Hiçbirimiz bir toz bulutu solumak istemeyiz. Ya da dinlenmek için kirli suları olan bir denizin sahilinde çıplak ayakla kumlara basmak istemeyiz. Ama sadece istememekle kalıyoruz. Engellemiyoruz. Aksine bizi ve ruhumuzu besleyen doğaya karşı tüm gücümüzle savaş açmışız ve her yerden saldırıyoruz. Ağaçları kesiyoruz ki nefes almasın dünyamız, denizleri kirletiyoruz ki balıklar yaşamasın, bolca zararlı gazları atmosfere bırakıyoruz ki buzullar erisin, ne kutup ayısı kalsın ne penguen! Başta gübre olmak üzere tonlarca kimyasalı toprağa karıştırıyoruz ki bitkiler de yok olsun. Fütursuzca yer altı kaynaklarını tüketiyoruz çünkü artık dünyanın zehirlenmesi lazım… Biz ne zaman unuttuk acaba toprağın çöple değil suyla beslendiğini.
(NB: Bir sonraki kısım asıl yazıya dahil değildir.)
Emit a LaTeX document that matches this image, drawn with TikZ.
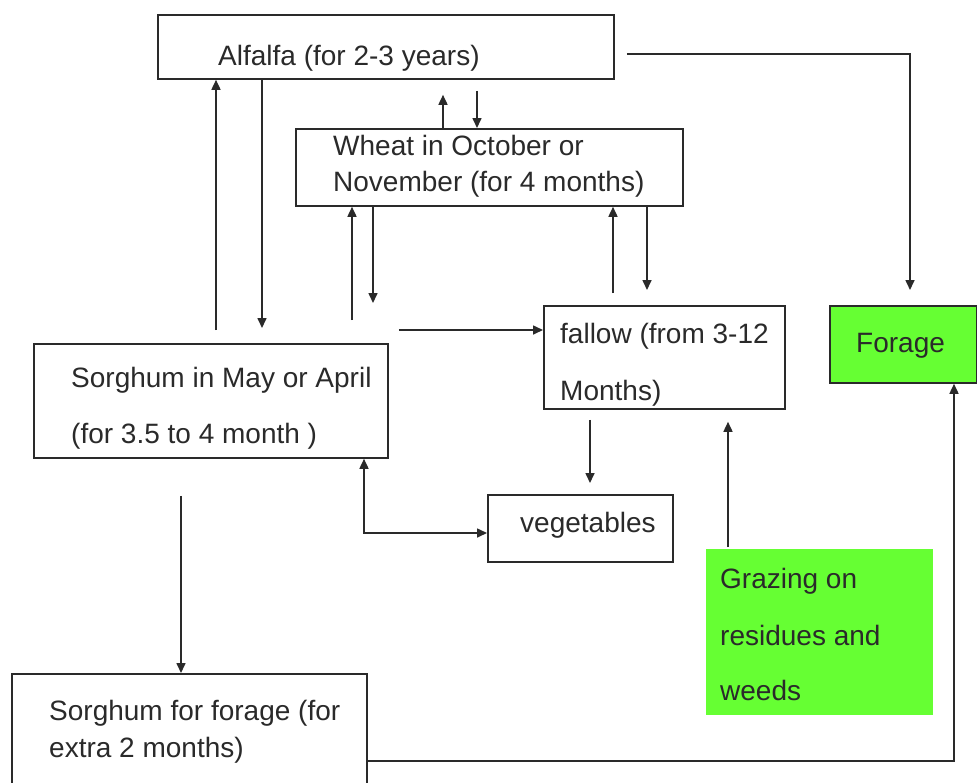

Ne zaman hatırlayacağız hayvanlarımızı öldürüp kürkünü giydiğimizde değil de onlara şefkat gösterdiğimizde gözlerindeki minnetle ısınacağımızı..
Ama işte gözümüzü sanayi dumanları kör edince artık göremiyoruz etrafımızı.
Kendimize gelecek kurmaya çalışırken geleceğimizi kurutuyoruz.